Dari ketidakberimbangan ilustrasi materi tersebut, disparitas kelas atas (orang
kaya) dan kelas bawah (orang miskin) muncul. Realitas ini menyebabkan tersebarnya
anggapan bahwa kota adalah masa depan. Kota merupakan komunitas imajiner (imagined community) yang
merepresentasikan kekayaan, kemajuan, dan kemewahan.
Mereka telah mengalami
kekerasan simbolik. Dalam pandangan Pierre Bourdieu, kekerasan simbolik (la violence symbolique) merupakan kekerasan
tidak kasat mata yang tidak akan tampak tanpa adanya pemahaman kritis. Pada
dasarnya, para korban menganggap apa yang menimpa mereka bersifat alamiah dan
wajar.

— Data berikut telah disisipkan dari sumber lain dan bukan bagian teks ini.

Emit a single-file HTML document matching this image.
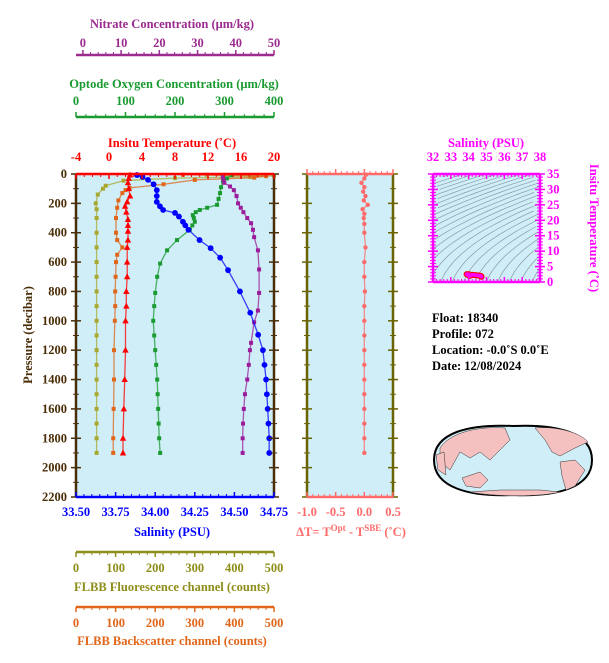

Tak heran jika kekerasan semacam ini dipelihara sampai dewasa dan
berkeluarga.
Saat ini, kaum
terpelajar terperangkap oleh paradigma bahwa kesuksesan diukur dari kekayaan
materi dan hidup di kota. Kerja merupakan tujuan akhir studi. Kerja menjadi
indikator utama pendidikan yang berhasil. Narasi pendidikan melihat bahwa
mereka yang sukses dalam pendidikannya adalah pekerja bergaji tinggi (Junaidi
Abdul Munif, 2013).
Atas dasar inilah, setelah
mengantongi ijazah, anak-anak desa berlomba-lomba mengais rezeki di kota. Bagi
mereka, menghirup udara perkotaan adalah ikhtiar meninggalkan kemiskinan, kemunduran,
dan keterbelakangan. Implikasinya, sumber daya manusia (SDM) di pedesaan semakin
berkurang. Mereka yang didaulat sebagai aktor utama pembangunan desa justru
tergiur dengan peluang kerja serta tingginya gaji di perkotaan. Generasi muda dengan
mentalitas urban telah tercerabut dari akar kehidupan tradisional, sebab hanya berburu
status sosial dan kehormatan.
Hak-hak anak di desa
akan terus tergadaikan, selama ketimpangan pendidikan masih berlangsung. Oleh
sebab itulah, perubahan paradigma pendidikan merupakan keniscayaan. Pendidikan
harus melihat bagaimana kehidupan pedesaan diangkat dan diberdayakan. Para
pemangku kebijakan, stakeholder, serta
semua elemen masyarakat juga harus mengagendakan revitalisasi desa, demi memangkas
regenerasi anak-anak yatim piatu sosial.